A Roman or civil diocese (Latin: dioecēsis, from the Greek: διοίκησις, "administration") was one of the administrative divisions of the later Roman Empire, starting with the Tetrarchy. It formed the intermediate level of government, grouping several provinces and being in turn subordinated to a praetorian prefecture.
The earliest use of "diocese" as an administrative unit was in the Greek-speaking East. Three districts, Cibyra, Apamea, and Synnada, were added to the Province of Cilicia in the time of Cicero, who mentioned the fact in his epistles. The word "diocese", which at that time denoted a district pertinent for the collection of taxes, was applied to the territory per se.
The reorganization of the Roman Empire known as the Tetrarchy was initiated by Emperor Diocletian in the AD 290s. He divided the Provinces into smaller, more compact, and easily governed units, with a greatly increased bureaucracy. The Provinces were in turn grouped into 12 dioceses, each headed by a vicarius ("dioceseos"), i. e. a deputy to the Praefectus praetorio ("Praetorian Prefect"). The Dioceses themselves were grouped into 4 huge prefectures, each one headed by a powerful Praefectus praetorio. Under the Tetrarchy, each of the 2 senior Emperors, the Augusti, governed a praetorian prefecture. The largest diocese by number of provinces, not area, was the Diocese of the East, which included 16 provinces, while the smallest, the Diocese of Britain, comprised only 4 provinces.

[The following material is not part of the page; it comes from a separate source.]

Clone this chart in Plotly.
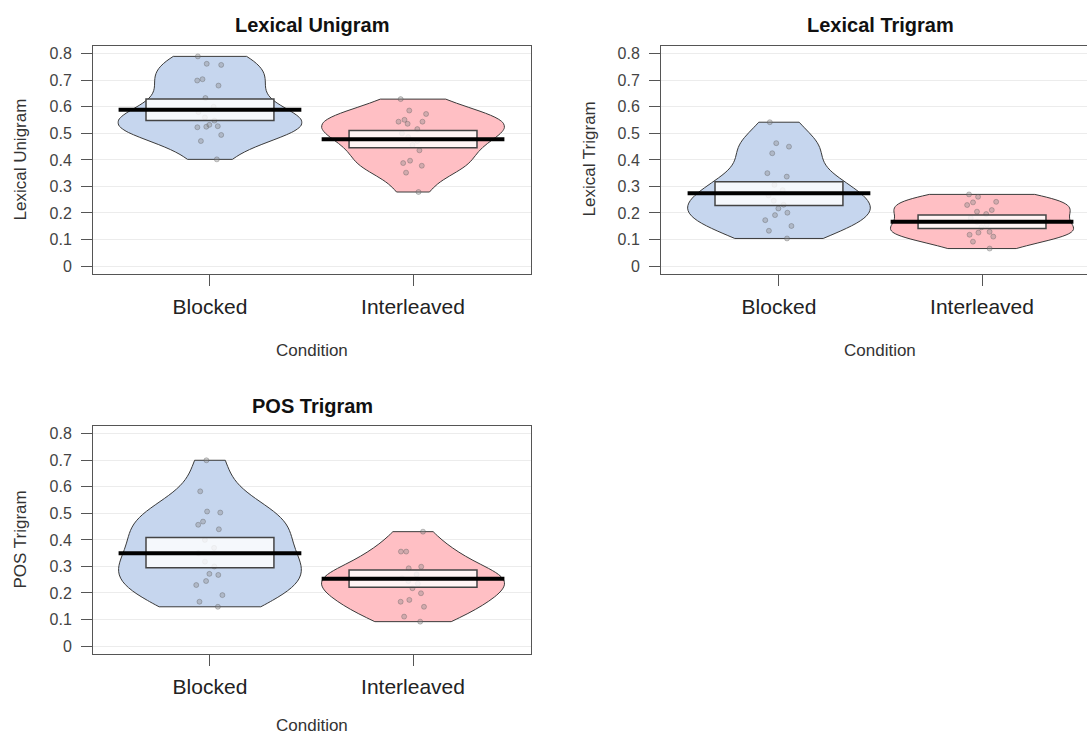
import numpy as np
import plotly.graph_objects as go

# ---------------- data ----------------
conditions = ["Blocked", "Interleaved"]
panel_titles = ["Lexical Unigram", "Lexical Trigram", "POS Trigram"]

uni_blocked = [0.790, 0.762, 0.758, 0.704, 0.699, 0.680, 0.633, 0.600, 0.580, 0.560,
               0.548, 0.532, 0.527, 0.525, 0.523, 0.494, 0.471, 0.402]
uni_inter = [0.629, 0.586, 0.573, 0.551, 0.544, 0.544, 0.536, 0.516, 0.500, 0.486,
             0.471, 0.456, 0.436, 0.397, 0.388, 0.378, 0.352, 0.279]
tri_blocked = [0.542, 0.463, 0.450, 0.425, 0.350, 0.337, 0.306, 0.286, 0.266, 0.246,
               0.231, 0.217, 0.201, 0.192, 0.173, 0.151, 0.133, 0.104]
tri_inter = [0.270, 0.261, 0.242, 0.240, 0.230, 0.211, 0.205, 0.196, 0.181, 0.166,
             0.156, 0.146, 0.129, 0.126, 0.118, 0.111, 0.092, 0.066]
pos_blocked = [0.700, 0.583, 0.507, 0.503, 0.469, 0.457, 0.440, 0.400, 0.370, 0.350,
               0.318, 0.300, 0.272, 0.268, 0.245, 0.230, 0.192, 0.167, 0.148]
pos_inter = [0.431, 0.356, 0.356, 0.299, 0.293, 0.270, 0.255, 0.245, 0.235, 0.218,
             0.199, 0.174, 0.167, 0.148, 0.111, 0.092]

# means and inference bands (lower, upper)
means_uni = [0.589, 0.478]
band_uni_lo = [0.548, 0.446]
band_uni_hi = [0.629, 0.511]
means_tri = [0.274, 0.167]
band_tri_lo = [0.228, 0.142]
band_tri_hi = [0.318, 0.192]
means_pos = [0.350, 0.254]
band_pos_lo = [0.295, 0.222]
band_pos_hi = [0.409, 0.287]

y_ticks = [0, 0.1, 0.2, 0.3, 0.4, 0.5, 0.6, 0.7, 0.8]
y_ticktext = ["0", "0.1", "0.2", "0.3", "0.4", "0.5", "0.6", "0.7", "0.8"]

panels = [
    dict(data=[uni_blocked, uni_inter], means=means_uni, lo=band_uni_lo, hi=band_uni_hi),
    dict(data=[tri_blocked, tri_inter], means=means_tri, lo=band_tri_lo, hi=band_tri_hi),
    dict(data=[pos_blocked, pos_inter], means=means_pos, lo=band_pos_lo, hi=band_pos_hi),
]

# ---------------- style ----------------
W, H = 1087, 735
fills = ["#c6d6ee", "#ffbfc4"]
FONT = "Liberation Sans, Arial, sans-serif"

def px_x(p):
    return p / W

def px_y(p):
    return 1 - p / H

# panel pixel boxes: (left, right, top, bottom)
boxes = [(93, 531, 45.5, 273.5), (661, 1087, 45.5, 273.5), (93, 531, 425.5, 653.5)]
xranges = [[0.424, 2.581], [0.419, 2.517], [0.424, 2.581]]
title_centers = [(312, 25), (880, 25), (312, 406)]
ytitle_pos = [(20, 159.5), (589, 159.5), (20, 539.5)]
cond_pos = [(312, 350), (880, 350), (312, 725)]


def nrd0(v):
    v = np.asarray(v)
    sd = np.std(v, ddof=1)
    iqr = np.subtract(*np.percentile(v, [75, 25]))
    lo = min(sd, iqr / 1.34)
    return 0.9 * lo * len(v) ** (-0.2)


fig = go.Figure()
shapes = []
annotations = []

for i, p in enumerate(panels):
    sfx = "" if i == 0 else str(i + 1)
    xa, ya = "x" + sfx, "y" + sfx
    for j, vals in enumerate(p["data"]):
        pos = j + 1
        fig.add_trace(go.Violin(
            x0=pos, y=vals, xaxis=xa, yaxis=ya,
            width=0.9, scalemode="width", spanmode="hard",
            bandwidth=nrd0(vals),
            fillcolor=fills[j], opacity=1,
            line=dict(color="#3a3a3a", width=1),
            points="all", pointpos=0, jitter=0.18,
            marker=dict(size=5, color="rgba(140,140,140,0.4)",
                        line=dict(color="rgba(80,80,80,0.4)", width=0.8)),
            box_visible=False, meanline_visible=False,
            showlegend=False, hoverinfo="y",
        ))
        shapes.append(dict(type="rect", xref=xa, yref=ya, layer="above",
                           x0=pos - 0.315, x1=pos + 0.315,
                           y0=p["lo"][j], y1=p["hi"][j],
                           fillcolor="rgba(255,255,255,0.82)",
                           line=dict(color="#444444", width=1.5)))
        shapes.append(dict(type="line", xref=xa, yref=ya, layer="above",
                           x0=pos - 0.45, x1=pos + 0.45,
                           y0=p["means"][j], y1=p["means"][j],
                           line=dict(color="black", width=4)))

    l, r, t, b = boxes[i]
    fig.layout["xaxis" + sfx] = dict(
        domain=[px_x(l), px_x(r)], range=xranges[i], anchor=ya,
        tickvals=[1, 2], ticktext=conditions, ticks="outside", ticklen=11,
        tickcolor="#555", tickwidth=1, ticklabelstandoff=3,
        tickfont=dict(size=21, color="#222", family=FONT),
        showline=True, linecolor="#555", linewidth=1, mirror=True,
        showgrid=False, zeroline=False, fixedrange=True,
    )
    fig.layout["yaxis" + sfx] = dict(
        domain=[px_y(b), px_y(t)], range=[-0.028, 0.831], anchor=xa,
        tickvals=y_ticks, ticktext=y_ticktext, ticks="outside", ticklen=11,
        tickcolor="#555", tickwidth=1, ticklabelstandoff=6,
        tickfont=dict(size=16, color="#444", family=FONT),
        showline=True, linecolor="#555", linewidth=1, mirror=(i != 1),
        showgrid=True, gridcolor="#ececec", gridwidth=1,
        zeroline=False, fixedrange=True,
    )

    cx, cy = title_centers[i]
    annotations.append(dict(text="<b>" + panel_titles[i] + "</b>", xref="paper", yref="paper",
                            x=px_x(cx), y=px_y(cy), xanchor="center", yanchor="middle",
                            showarrow=False, font=dict(size=20, color="#111", family=FONT)))
    yx, yy = ytitle_pos[i]
    annotations.append(dict(text=panel_titles[i], xref="paper", yref="paper",
                            x=px_x(yx), y=px_y(yy), xanchor="center", yanchor="middle",
                            textangle=-90, showarrow=False,
                            font=dict(size=17, color="#333", family=FONT)))
    qx, qy = cond_pos[i]
    annotations.append(dict(text="Condition", xref="paper", yref="paper",
                            x=px_x(qx), y=px_y(qy), xanchor="center", yanchor="middle",
                            showarrow=False, font=dict(size=17, color="#333", family=FONT)))

fig.update_layout(
    width=W, height=H, autosize=False,
    margin=dict(l=0, r=0, t=0, b=0),
    paper_bgcolor="white", plot_bgcolor="white",
    violinmode="overlay",
    shapes=shapes, annotations=annotations,
    font=dict(family=FONT),
)

fig.write_html("out.html", config={"displayModeBar": False},
               post_script="document.body.style.margin='0px';document.body.style.overflow='hidden';")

After Emperor Constantine I instituted definite territorial praetorian prefectures circa AD 326-8, the Dioceses functioned as the intermediate echelon between the Provinces and the Prefectures, although the hierarchy did not function rigidly: provincial governors could appeal directly to the Praefectus praetorio or Emperor and vice versa. The objective was to govern, coordinate provincial administration, regulate courts, secure revenue, and incorporate the fiscal offices the Sacrae Largitiones, i. e., the Imperial treasury which collected monetary taxes and res privata, i. e., the private property of the Emperor, because the Prefects determined the universal budget for all departments. The Vicarii were the principal judicial and financial officials of the regions with general supervision, but restricted power. In the West, the dioceses were disbanded as Roman power and jurisdiction receded, but in the East, they survived. Seeing their role as somewhat ineffectual, Emperor Justinian I abolished most of the dioceses in his great reform of the AD 530s, preferring to strengthen the authority of provincial governors. This practice was extended to the recovered territories of Italy and Africa, where Justinian preferred to install Praetorian Prefects to directly govern the respective provinces.
Introduction of the term in ecclesiastical usage
Between the 4th and 6th centuries, as the older administrative structure began to crumble, the role of the bishops in the western lands of the Empire enabled those lands and their peoples to maintain a semblance of civilization as the authority of Rome vanished. The senatorial aristocracy, especially in the provinces, continued in many places to serve as sources of local authority to complement the authority assumed by the Church. In Late Antiquity, political power often came to be vested in the spiritual offices of the bishops in each region. This transfer of authority from secular officials to ecclesiastical leaders was natural in that, because of the close integration of the secular and ecclesiastical leadership in the Empire, the areas of ecclesiastical administration always coincided with those of the Roman civil administration.
Therefore, as the Catholic and Eastern Orthodox churches began to define their administrative structures, they relied on the older Roman terminology and methods to describe administrative units and hierarchy, which often caused the division between ecclesiastical and secular authority to disappear. In the Eastern Empire, this became fundamental doctrine: see Caesaropapism and State church of the Roman Empire.
A millennium later this process would be somewhat repeated when the Ottoman Empire conquered the Eastern Roman Empire (see Christianity and Judaism in the Ottoman Empire) and the eastern bishops assumed political roles as the Roman civil structure was stripped away. In modern times, many an ancient diocese, though later divided among several dioceses, has preserved the boundaries of a long-vanished Roman administrative division.